EXERCISE DESCRIPTION:
The records below are made of lines; count those holding the word "this" and give the number only.

INFORMATION PROVIDED:
•••
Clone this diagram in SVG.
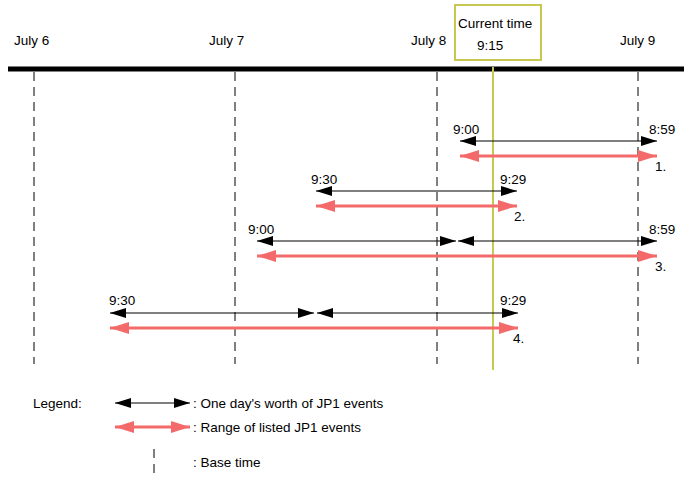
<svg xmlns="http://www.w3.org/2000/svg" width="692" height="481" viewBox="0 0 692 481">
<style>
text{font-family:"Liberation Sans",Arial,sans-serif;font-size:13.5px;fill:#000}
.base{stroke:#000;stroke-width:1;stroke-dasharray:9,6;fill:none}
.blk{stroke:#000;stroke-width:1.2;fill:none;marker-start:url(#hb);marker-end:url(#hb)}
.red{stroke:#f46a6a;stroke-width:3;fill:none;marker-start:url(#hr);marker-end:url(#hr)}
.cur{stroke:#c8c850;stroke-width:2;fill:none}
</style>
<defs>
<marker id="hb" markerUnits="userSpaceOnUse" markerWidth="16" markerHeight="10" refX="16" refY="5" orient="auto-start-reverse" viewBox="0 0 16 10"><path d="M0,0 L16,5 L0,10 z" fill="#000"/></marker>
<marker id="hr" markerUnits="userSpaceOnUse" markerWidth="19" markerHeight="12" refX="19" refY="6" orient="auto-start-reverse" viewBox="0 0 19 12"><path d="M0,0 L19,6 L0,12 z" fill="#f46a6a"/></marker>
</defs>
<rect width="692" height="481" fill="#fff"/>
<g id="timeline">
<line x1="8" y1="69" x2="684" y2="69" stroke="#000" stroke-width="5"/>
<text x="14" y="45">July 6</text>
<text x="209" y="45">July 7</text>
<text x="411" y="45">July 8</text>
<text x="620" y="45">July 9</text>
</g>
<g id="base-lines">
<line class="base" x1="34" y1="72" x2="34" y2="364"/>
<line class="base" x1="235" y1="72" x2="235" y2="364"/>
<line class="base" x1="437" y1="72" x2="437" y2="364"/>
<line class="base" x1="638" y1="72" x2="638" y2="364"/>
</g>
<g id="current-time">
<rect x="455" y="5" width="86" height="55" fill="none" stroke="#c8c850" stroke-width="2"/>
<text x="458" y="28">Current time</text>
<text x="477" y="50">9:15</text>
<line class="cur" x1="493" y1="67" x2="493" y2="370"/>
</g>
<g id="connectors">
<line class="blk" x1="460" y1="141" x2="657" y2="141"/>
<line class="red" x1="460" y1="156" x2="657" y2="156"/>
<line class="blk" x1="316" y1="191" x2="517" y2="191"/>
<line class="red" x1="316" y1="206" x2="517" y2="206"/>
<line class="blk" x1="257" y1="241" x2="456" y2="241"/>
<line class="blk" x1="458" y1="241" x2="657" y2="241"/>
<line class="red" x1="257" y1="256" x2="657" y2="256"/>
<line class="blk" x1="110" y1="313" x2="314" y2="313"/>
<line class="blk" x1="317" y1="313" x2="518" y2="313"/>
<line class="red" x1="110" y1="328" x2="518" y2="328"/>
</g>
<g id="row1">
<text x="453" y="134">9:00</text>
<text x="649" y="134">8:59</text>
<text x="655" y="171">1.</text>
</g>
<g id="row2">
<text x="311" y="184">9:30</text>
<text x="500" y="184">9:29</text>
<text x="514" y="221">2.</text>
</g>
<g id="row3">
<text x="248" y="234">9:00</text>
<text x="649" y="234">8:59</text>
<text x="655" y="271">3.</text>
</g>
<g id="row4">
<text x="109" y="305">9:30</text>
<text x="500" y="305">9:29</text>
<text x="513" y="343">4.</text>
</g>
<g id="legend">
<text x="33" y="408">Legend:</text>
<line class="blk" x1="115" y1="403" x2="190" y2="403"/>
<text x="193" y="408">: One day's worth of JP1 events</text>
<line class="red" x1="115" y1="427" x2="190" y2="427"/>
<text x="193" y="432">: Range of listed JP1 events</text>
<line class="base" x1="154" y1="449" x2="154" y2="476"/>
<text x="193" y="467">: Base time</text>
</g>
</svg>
•••
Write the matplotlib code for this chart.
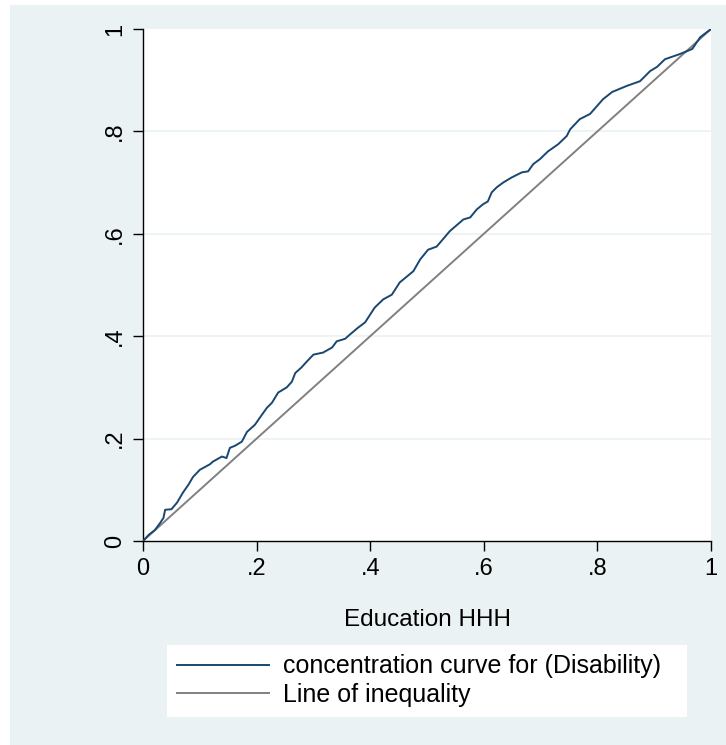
•••
EXERCISE RESULT:
2